А вот что у Малларме:
Et le Corbeau, sans voleter, siège encore — siège encore sur le buste pallide de Pallas, juste au-dessus de la porte de ma chambre, et ses yeux ont toute la semblance des yeux d’un démon qui rêve, et la lumière de la lampe, ruisselant sur lui, projette son ombre à terre: et mon âme, de cette ombre qui gît flottante à terre, ne s’élèvera — jamais plus!

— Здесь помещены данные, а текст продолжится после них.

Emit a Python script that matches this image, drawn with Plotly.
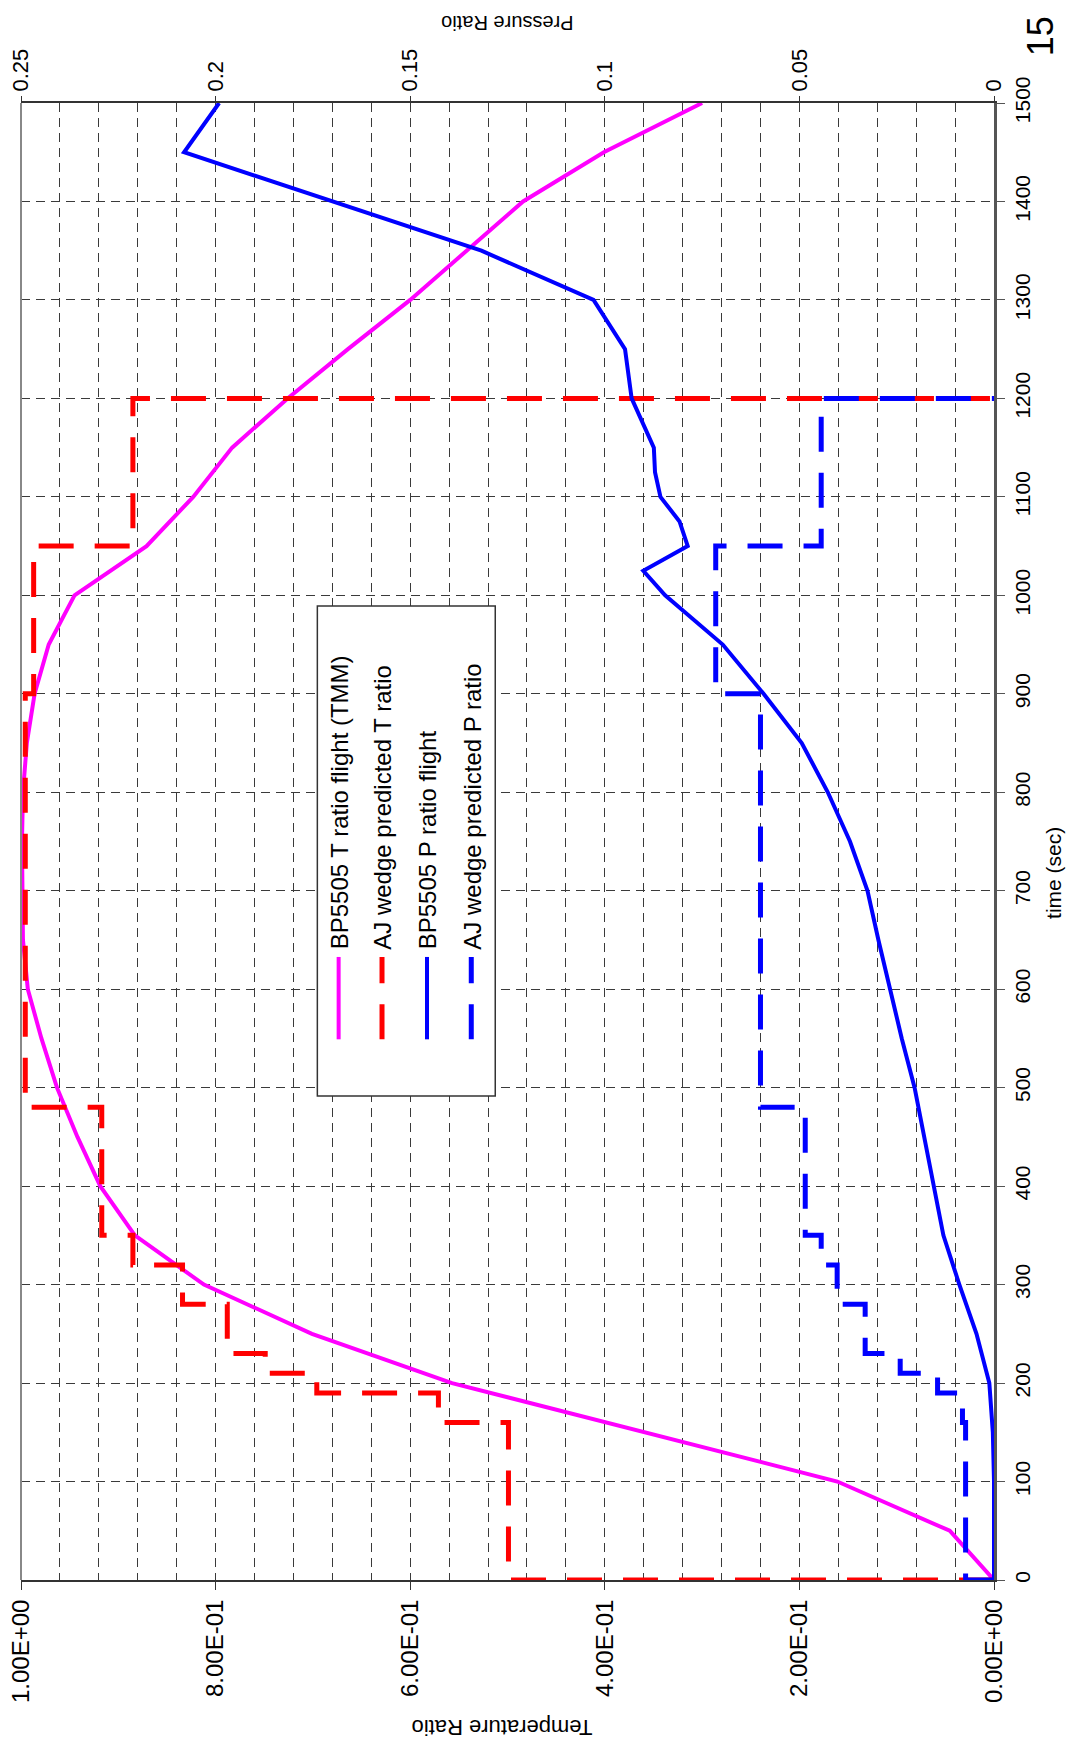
import plotly.graph_objects as go

# ---------------- data ----------------
# BP5505 T ratio flight (TMM): time (s) vs temperature ratio
t_T = [0, 50, 100, 200, 250, 300, 350, 400, 450, 500, 550, 600, 650, 700, 750,
       800, 850, 900, 950, 1000, 1050, 1100, 1150, 1200, 1250, 1300, 1350, 1400, 1450, 1500]
T_flight = [0.0, 0.0455, 0.161, 0.557, 0.701, 0.812, 0.883, 0.9185, 0.942, 0.963, 0.979,
            0.993, 0.998, 0.999, 0.999, 0.998, 0.994, 0.986, 0.9715, 0.945, 0.871, 0.823,
            0.783, 0.726, 0.664, 0.600, 0.542, 0.484, 0.401, 0.300]

# BP5505 P ratio flight: time (s) vs pressure ratio
t_P = [0, 50, 100, 150, 200, 250, 300, 350, 400, 450, 500, 550, 600, 650, 700, 750, 800,
       850, 900, 950, 1000, 1025, 1050, 1075, 1100, 1125, 1150, 1200, 1250, 1300, 1350, 1450, 1500]
P_flight = [0.0, 0.0, 0.0, 0.0003, 0.0012, 0.0045, 0.0089, 0.0130, 0.0154, 0.0179, 0.0204,
            0.0237, 0.0268, 0.0297, 0.0325, 0.0370, 0.0427, 0.0494, 0.0592, 0.0697, 0.0845,
            0.0901, 0.0787, 0.0808, 0.0857, 0.0871, 0.0874, 0.0931, 0.0948, 0.1029, 0.1317,
            0.2081, 0.1991]

# AJ wedge predictions: step boundaries (s) and value held in each interval
step_t = [0, 160, 190, 210, 230, 280, 320, 350, 480, 900, 1050, 1200]
T_pred = [0.499, 0.571, 0.696, 0.749, 0.788, 0.834, 0.885, 0.917, 0.9956, 0.987, 0.885]
P_pred = [0.0073, 0.0081, 0.0145, 0.0241, 0.0331, 0.0403, 0.0444, 0.0485, 0.0600, 0.0715, 0.0444]

time_ticks = list(range(0, 1501, 100))
T_ticks = [0, 0.2, 0.4, 0.6, 0.8, 1.0]
T_ticktext = ["0.00E+00", "2.00E-01", "4.00E-01", "6.00E-01", "8.00E-01", "1.00E+00"]
P_ticks = [0, 0.05, 0.1, 0.15, 0.2, 0.25]
P_ticktext = ["0", "0.05", "0.1", "0.15", "0.2", "0.25"]

names = ["BP5505 T ratio flight (TMM)", "AJ wedge predicted T ratio",
         "BP5505 P ratio flight", "AJ wedge predicted P ratio"]

# ---------------- figure ----------------
FONT = "Liberation Sans, Arial, Helvetica, sans-serif"
MAG, RED, BLUE = "#FF00FF", "#FF0000", "#0000FF"
DASH = "35px,21px"

def step_xy(vals):
    xs = [0] + list(vals) + [0]
    ys = [0] + step_t[1:] + [step_t[-1]]
    return xs, ys

fig = go.Figure()
fig.add_trace(go.Scatter(x=T_flight, y=t_T, mode="lines", name=names[0],
                         line=dict(color=MAG, width=4), xaxis="x", yaxis="y"))
rx, ry = step_xy(T_pred)
fig.add_trace(go.Scatter(x=rx, y=ry, mode="lines", name=names[1], line_shape="hv",
                         line=dict(color=RED, width=5, dash=DASH), xaxis="x", yaxis="y"))
fig.add_trace(go.Scatter(x=P_flight, y=t_P, mode="lines", name=names[2],
                         line=dict(color=BLUE, width=4), xaxis="x2", yaxis="y"))
bx, by = step_xy(P_pred)
fig.add_trace(go.Scatter(x=bx, y=by, mode="lines", name=names[3], line_shape="hv",
                         line=dict(color=BLUE, width=5, dash=DASH), xaxis="x2", yaxis="y"))

GRID = dict(gridcolor="#3a3a3a", griddash="9px,6px", gridwidth=1)

# page body has an 8px margin: figure is sized/offset to compensate
fig.update_layout(
    width=1067, height=1735,
    margin=dict(l=12.5, r=81, t=94.7, b=162.7, autoexpand=False),
    paper_bgcolor="white", plot_bgcolor="white",
    showlegend=False,
    font=dict(family=FONT, color="black"),
    xaxis=dict(range=[1, 0], tickvals=T_ticks, ticktext=T_ticktext, tickangle=-90,
               tickfont=dict(size=24), ticks="outside", ticklen=8, tickcolor="#333",
               ticklabeloverflow="allow",
               showline=True, linecolor="#333", linewidth=2, zeroline=False,
               showgrid=True, **GRID,
               minor=dict(tick0=0, dtick=0.04, showgrid=True, ticks="", **GRID)),
    xaxis2=dict(range=[0.25, 0], overlaying="x", side="top", anchor="y",
                tickvals=P_ticks, ticktext=P_ticktext, tickangle=-90,
                tickfont=dict(size=22), ticks="outside", ticklen=5, tickcolor="#333",
                ticklabeloverflow="allow",
                showline=True, linecolor="#333", linewidth=2, showgrid=False, zeroline=False),
    yaxis=dict(range=[0, 1500], side="right", tickvals=time_ticks, tickangle=-90,
               tickfont=dict(size=21), ticks="outside", ticklen=8, tickcolor="#555",
               ticklabeloverflow="allow",
               showline=True, linecolor="#555", linewidth=3, zeroline=False,
               showgrid=True, **GRID),
)

# left border of plot area
fig.add_shape(type="line", xref="paper", yref="paper", x0=0, x1=0, y0=0, y1=1,
              line=dict(color="#888888", width=2))

# ---------------- rotated legend ----------------
# page-pixel -> paper helpers (plot area on page: x 20.5..994, y 102.7..1580.3)
def px(xp):
    return (xp - 20.5) / 973.5

def py(yp):
    return (1580.3 - yp) / 1477.6

fig.add_shape(type="rect", xref="paper", yref="paper",
              x0=px(317), x1=px(495), y0=py(1096), y1=py(606),
              line=dict(color="#333333", width=1.5), fillcolor="white", layer="above")

sample_x = [338.3, 381.7, 426.7, 471.0]
sample_style = [(MAG, "solid", 4), (RED, DASH, 5), (BLUE, "solid", 4), (BLUE, DASH, 5)]
text_x = [339.5, 382.5, 428.0, 472.0]
for i in range(4):
    col, dsh, w = sample_style[i]
    fig.add_shape(type="line", xref="paper", yref="paper",
                  x0=px(sample_x[i]), x1=px(sample_x[i]), y0=py(1039.4), y1=py(957),
                  line=dict(color=col, width=w, dash=dsh), layer="above")
    fig.add_annotation(text=names[i], xref="paper", yref="paper",
                       x=px(text_x[i]), y=py(951.5), xanchor="center", yanchor="bottom",
                       textangle=-90, showarrow=False, font=dict(size=24, color="black"))

# ---------------- axis titles / page number ----------------
fig.add_annotation(text="Temperature Ratio", xref="paper", yref="paper",
                   x=px(502), y=py(1728), xanchor="center", yanchor="middle",
                   textangle=180, showarrow=False, font=dict(size=22))
fig.add_annotation(text="Pressure Ratio", xref="paper", yref="paper",
                   x=px(507), y=py(22), xanchor="center", yanchor="middle",
                   textangle=180, showarrow=False, font=dict(size=20))
fig.add_annotation(text="time (sec)", xref="paper", yref="paper",
                   x=px(1054), y=py(873), xanchor="center", yanchor="middle",
                   textangle=-90, showarrow=False, font=dict(size=21))
fig.add_annotation(text="15", xref="paper", yref="paper",
                   x=px(1040), y=py(36), xanchor="center", yanchor="middle",
                   textangle=-90, showarrow=False, font=dict(size=36))

fig.write_html("out.html")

Это проза. От строф и рифм не осталось и следа. То есть Бодлер и Малларме, вместо того чтобы разыгрывать эту историю, как в английском тексте, а также — в португальских, русских, немецких и многих других переводах, ее пересказывают. Но ведь… Сказать по правде, если вообще были во Франции поэты, умеющие играть со звуком искуснее, чем это делал по-английски Эдгар По, то это как раз Бодлер и Малларме. И если уж они не перевели того, ради чего, собственно, и было написано это стихотворение, хотя выбрали его по собственной воле, значит, дело не в том, что они не смогли этого сделать, а в том, что не захотели.
* * *
Почему же не захотели? Потому что, с их точки зрения, во французской литературе стих предназначен только для поэзии, которая изначально задумывалась на французском, и ни для чего больше. Потому что во Франции, по традиции, не принято переводить стихами — ведь стихами, для простоты, признается только александрийский стих.
* * *
Первый полный перевод на французский сочинений Шекспира, который сделал в конце XVIII века Пьер Летурнёр, был прозаическим. Немецкие поэты, переводя Шекспира, обновляли поэтический язык и стихотворные формы немецкой литературы, и с этого началась, я бы сказал, не просто новая эпоха в немецкой литературе, а новое представление о Германии как таковой — и произошло это, когда был воссоздан на немецком языке стих елизаветинской драмы, тот самый пятистопный ямб, который потом прозвучит у Лессинга, а потом у Шиллера и многих других. Французы же переводят прозой — и полностью отгораживаются от всех стихотворных форм, которых не было в традиционной французской метрике. Так обошлись с пьесами Шекспира, и с поэзией Байрона, с теми самыми стихами, которые, после того как Жуковский перевел их, соблюдая форму оригинала, положили начало русской романтической поэзии. Так было и с Мильтоном, которого Шатобриан перевел прозой.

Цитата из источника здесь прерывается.